Data excerpt:
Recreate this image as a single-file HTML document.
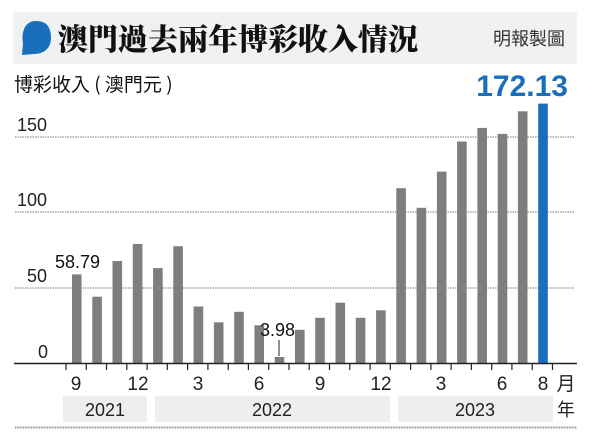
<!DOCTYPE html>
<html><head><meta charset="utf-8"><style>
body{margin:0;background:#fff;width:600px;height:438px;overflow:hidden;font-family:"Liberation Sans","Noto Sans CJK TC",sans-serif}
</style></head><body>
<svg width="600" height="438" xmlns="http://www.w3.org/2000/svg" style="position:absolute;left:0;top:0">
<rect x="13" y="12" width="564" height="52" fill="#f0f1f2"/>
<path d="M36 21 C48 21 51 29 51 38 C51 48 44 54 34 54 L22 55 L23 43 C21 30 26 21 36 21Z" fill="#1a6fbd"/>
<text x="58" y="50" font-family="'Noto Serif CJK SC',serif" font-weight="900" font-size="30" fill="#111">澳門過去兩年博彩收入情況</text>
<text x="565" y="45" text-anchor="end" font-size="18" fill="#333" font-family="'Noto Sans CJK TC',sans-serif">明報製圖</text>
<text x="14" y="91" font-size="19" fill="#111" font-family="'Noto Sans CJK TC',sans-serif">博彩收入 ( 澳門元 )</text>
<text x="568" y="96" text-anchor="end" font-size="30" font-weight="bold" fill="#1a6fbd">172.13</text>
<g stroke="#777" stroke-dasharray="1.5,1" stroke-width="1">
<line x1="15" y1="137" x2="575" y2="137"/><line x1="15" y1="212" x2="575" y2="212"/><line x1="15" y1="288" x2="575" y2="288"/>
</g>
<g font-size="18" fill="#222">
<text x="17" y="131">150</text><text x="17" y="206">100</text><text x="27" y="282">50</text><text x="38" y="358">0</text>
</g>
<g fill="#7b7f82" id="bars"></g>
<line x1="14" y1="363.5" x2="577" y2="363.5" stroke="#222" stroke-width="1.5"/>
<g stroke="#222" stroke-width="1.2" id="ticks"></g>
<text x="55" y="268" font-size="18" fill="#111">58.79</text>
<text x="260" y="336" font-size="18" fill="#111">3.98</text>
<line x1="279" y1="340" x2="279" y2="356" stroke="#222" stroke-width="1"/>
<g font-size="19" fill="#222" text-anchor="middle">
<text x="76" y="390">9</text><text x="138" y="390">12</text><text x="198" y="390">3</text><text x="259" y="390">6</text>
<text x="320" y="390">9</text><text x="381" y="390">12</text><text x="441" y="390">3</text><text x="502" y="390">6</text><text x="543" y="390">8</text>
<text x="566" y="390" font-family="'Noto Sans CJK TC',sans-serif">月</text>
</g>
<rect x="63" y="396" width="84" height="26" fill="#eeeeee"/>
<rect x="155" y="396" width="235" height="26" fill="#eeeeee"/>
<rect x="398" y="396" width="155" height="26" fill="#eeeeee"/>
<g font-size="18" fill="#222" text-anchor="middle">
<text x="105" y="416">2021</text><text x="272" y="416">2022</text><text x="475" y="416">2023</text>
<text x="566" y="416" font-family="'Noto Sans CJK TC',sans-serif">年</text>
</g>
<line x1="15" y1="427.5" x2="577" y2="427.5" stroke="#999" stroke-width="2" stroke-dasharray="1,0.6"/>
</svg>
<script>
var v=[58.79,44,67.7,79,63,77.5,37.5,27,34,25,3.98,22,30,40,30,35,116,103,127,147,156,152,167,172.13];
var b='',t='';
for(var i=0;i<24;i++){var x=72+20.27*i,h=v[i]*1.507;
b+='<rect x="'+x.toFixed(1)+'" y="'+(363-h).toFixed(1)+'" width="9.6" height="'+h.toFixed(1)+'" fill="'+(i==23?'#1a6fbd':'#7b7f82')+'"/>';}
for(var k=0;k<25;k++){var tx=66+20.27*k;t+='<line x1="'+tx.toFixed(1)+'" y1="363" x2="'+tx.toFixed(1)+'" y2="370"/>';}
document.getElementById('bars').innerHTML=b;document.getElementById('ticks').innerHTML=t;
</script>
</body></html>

Work to complete:
Would you return the data exactly as written, without the pictures?

The reply:
Recreate this image as a single-file HTML document.
<!DOCTYPE html>
<html><head><meta charset="utf-8"><style>
body{margin:0;background:#fff;width:600px;height:438px;overflow:hidden;font-family:"Liberation Sans","Noto Sans CJK TC",sans-serif}
</style></head><body>
<svg width="600" height="438" xmlns="http://www.w3.org/2000/svg" style="position:absolute;left:0;top:0">
<rect x="13" y="12" width="564" height="52" fill="#f0f1f2"/>
<path d="M36 21 C48 21 51 29 51 38 C51 48 44 54 34 54 L22 55 L23 43 C21 30 26 21 36 21Z" fill="#1a6fbd"/>
<text x="58" y="50" font-family="'Noto Serif CJK SC',serif" font-weight="900" font-size="30" fill="#111">澳門過去兩年博彩收入情況</text>
<text x="565" y="45" text-anchor="end" font-size="18" fill="#333" font-family="'Noto Sans CJK TC',sans-serif">明報製圖</text>
<text x="14" y="91" font-size="19" fill="#111" font-family="'Noto Sans CJK TC',sans-serif">博彩收入 ( 澳門元 )</text>
<text x="568" y="96" text-anchor="end" font-size="30" font-weight="bold" fill="#1a6fbd">172.13</text>
<g stroke="#777" stroke-dasharray="1.5,1" stroke-width="1">
<line x1="15" y1="137" x2="575" y2="137"/><line x1="15" y1="212" x2="575" y2="212"/><line x1="15" y1="288" x2="575" y2="288"/>
</g>
<g font-size="18" fill="#222">
<text x="17" y="131">150</text><text x="17" y="206">100</text><text x="27" y="282">50</text><text x="38" y="358">0</text>
</g>
<g fill="#7b7f82" id="bars"></g>
<line x1="14" y1="363.5" x2="577" y2="363.5" stroke="#222" stroke-width="1.5"/>
<g stroke="#222" stroke-width="1.2" id="ticks"></g>
<text x="55" y="268" font-size="18" fill="#111">58.79</text>
<text x="260" y="336" font-size="18" fill="#111">3.98</text>
<line x1="279" y1="340" x2="279" y2="356" stroke="#222" stroke-width="1"/>
<g font-size="19" fill="#222" text-anchor="middle">
<text x="76" y="390">9</text><text x="138" y="390">12</text><text x="198" y="390">3</text><text x="259" y="390">6</text>
<text x="320" y="390">9</text><text x="381" y="390">12</text><text x="441" y="390">3</text><text x="502" y="390">6</text><text x="543" y="390">8</text>
<text x="566" y="390" font-family="'Noto Sans CJK TC',sans-serif">月</text>
</g>
<rect x="63" y="396" width="84" height="26" fill="#eeeeee"/>
<rect x="155" y="396" width="235" height="26" fill="#eeeeee"/>
<rect x="398" y="396" width="155" height="26" fill="#eeeeee"/>
<g font-size="18" fill="#222" text-anchor="middle">
<text x="105" y="416">2021</text><text x="272" y="416">2022</text><text x="475" y="416">2023</text>
<text x="566" y="416" font-family="'Noto Sans CJK TC',sans-serif">年</text>
</g>
<line x1="15" y1="427.5" x2="577" y2="427.5" stroke="#999" stroke-width="2" stroke-dasharray="1,0.6"/>
</svg>
<script>
var v=[58.79,44,67.7,79,63,77.5,37.5,27,34,25,3.98,22,30,40,30,35,116,103,127,147,156,152,167,172.13];
var b='',t='';
for(var i=0;i<24;i++){var x=72+20.27*i,h=v[i]*1.507;
b+='<rect x="'+x.toFixed(1)+'" y="'+(363-h).toFixed(1)+'" width="9.6" height="'+h.toFixed(1)+'" fill="'+(i==23?'#1a6fbd':'#7b7f82')+'"/>';}
for(var k=0;k<25;k++){var tx=66+20.27*k;t+='<line x1="'+tx.toFixed(1)+'" y1="363" x2="'+tx.toFixed(1)+'" y2="370"/>';}
document.getElementById('bars').innerHTML=b;document.getElementById('ticks').innerHTML=t;
</script>
</body></html>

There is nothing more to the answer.